>> Begin
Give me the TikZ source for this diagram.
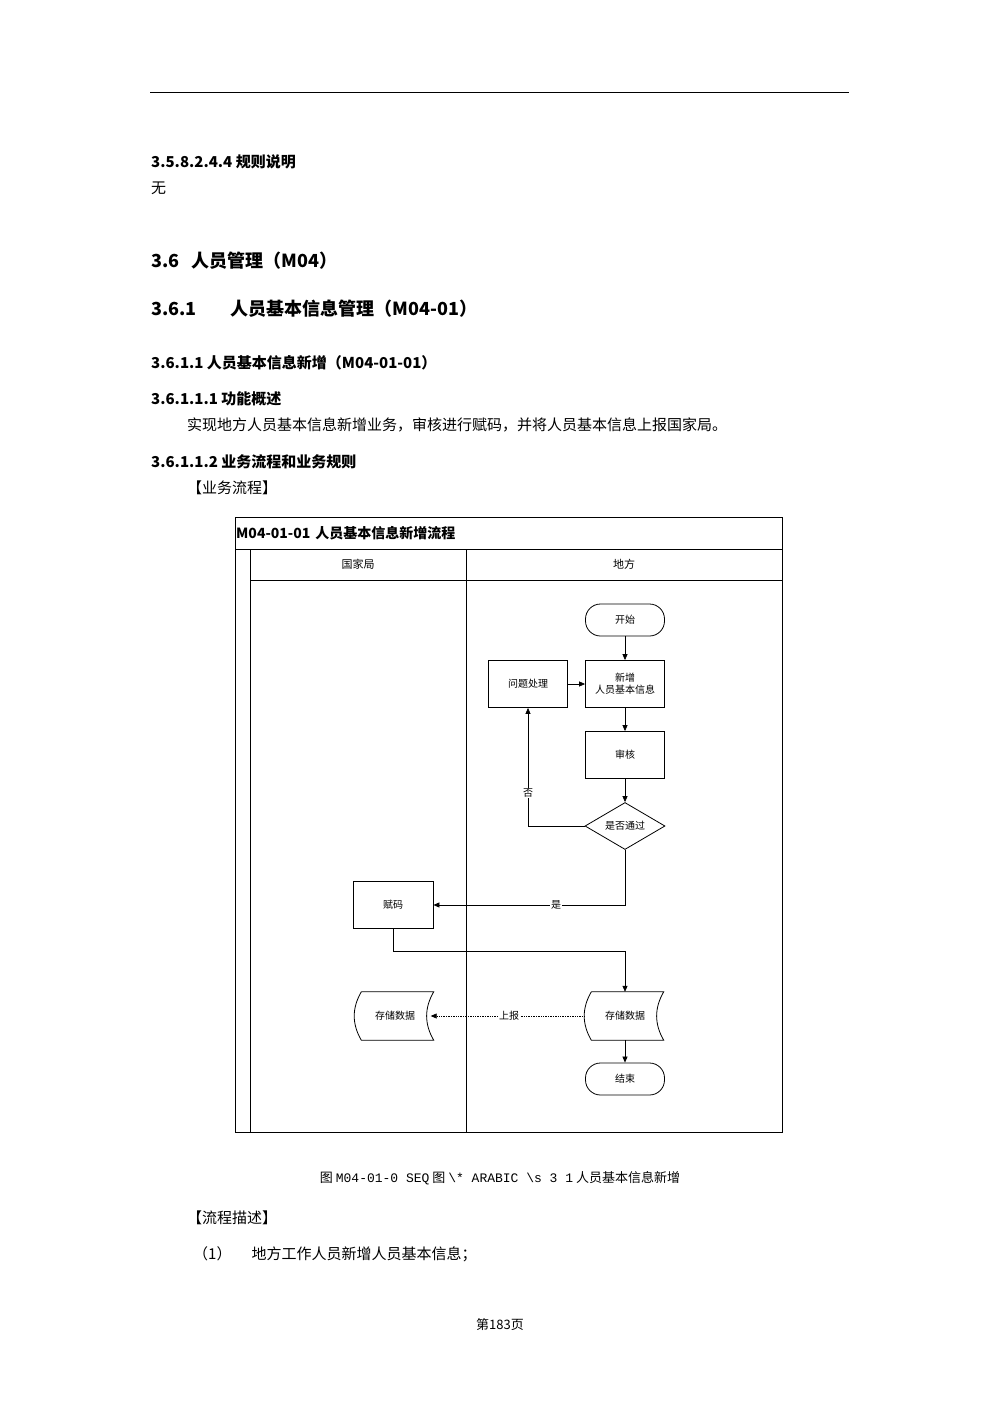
>> End
>> Begin
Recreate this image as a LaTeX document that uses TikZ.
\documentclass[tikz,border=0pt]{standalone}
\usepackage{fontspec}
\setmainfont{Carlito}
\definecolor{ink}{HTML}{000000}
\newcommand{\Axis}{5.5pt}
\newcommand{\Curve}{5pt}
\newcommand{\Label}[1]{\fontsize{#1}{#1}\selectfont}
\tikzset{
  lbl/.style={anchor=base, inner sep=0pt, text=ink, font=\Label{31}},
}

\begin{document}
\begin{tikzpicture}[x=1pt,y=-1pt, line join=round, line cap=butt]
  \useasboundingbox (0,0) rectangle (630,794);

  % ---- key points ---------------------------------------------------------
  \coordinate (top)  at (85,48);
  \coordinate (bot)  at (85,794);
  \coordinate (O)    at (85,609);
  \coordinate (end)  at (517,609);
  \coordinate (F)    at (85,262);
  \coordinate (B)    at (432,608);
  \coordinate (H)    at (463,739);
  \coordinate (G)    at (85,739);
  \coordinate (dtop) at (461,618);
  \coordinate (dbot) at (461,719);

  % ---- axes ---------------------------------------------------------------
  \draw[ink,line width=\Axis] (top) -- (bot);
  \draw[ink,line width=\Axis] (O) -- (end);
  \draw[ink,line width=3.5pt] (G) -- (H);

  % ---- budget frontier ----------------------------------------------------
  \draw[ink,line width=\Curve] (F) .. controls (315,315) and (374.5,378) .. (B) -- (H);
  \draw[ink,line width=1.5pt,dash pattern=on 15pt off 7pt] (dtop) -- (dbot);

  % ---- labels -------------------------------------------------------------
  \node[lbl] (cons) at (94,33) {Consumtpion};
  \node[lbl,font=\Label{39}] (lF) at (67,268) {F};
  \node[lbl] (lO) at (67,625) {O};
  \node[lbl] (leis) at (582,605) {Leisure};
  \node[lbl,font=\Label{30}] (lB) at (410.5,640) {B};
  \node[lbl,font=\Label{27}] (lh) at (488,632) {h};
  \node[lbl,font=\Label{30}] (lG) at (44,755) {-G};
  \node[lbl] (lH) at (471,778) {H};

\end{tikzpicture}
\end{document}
>> End
Print the lines from the line with "Recreate this image" to the line with "(dbot) at (461,719);" exactly, and print nothing else. Both of those lines are included.

Recreate this image as a LaTeX document that uses TikZ.
\documentclass[tikz,border=0pt]{standalone}
\usepackage{fontspec}
\setmainfont{Carlito}
\definecolor{ink}{HTML}{000000}
\newcommand{\Axis}{5.5pt}
\newcommand{\Curve}{5pt}
\newcommand{\Label}[1]{\fontsize{#1}{#1}\selectfont}
\tikzset{
  lbl/.style={anchor=base, inner sep=0pt, text=ink, font=\Label{31}},
}

\begin{document}
\begin{tikzpicture}[x=1pt,y=-1pt, line join=round, line cap=butt]
  \useasboundingbox (0,0) rectangle (630,794);

  % ---- key points ---------------------------------------------------------
  \coordinate (top)  at (85,48);
  \coordinate (bot)  at (85,794);
  \coordinate (O)    at (85,609);
  \coordinate (end)  at (517,609);
  \coordinate (F)    at (85,262);
  \coordinate (B)    at (432,608);
  \coordinate (H)    at (463,739);
  \coordinate (G)    at (85,739);
  \coordinate (dtop) at (461,618);
  \coordinate (dbot) at (461,719);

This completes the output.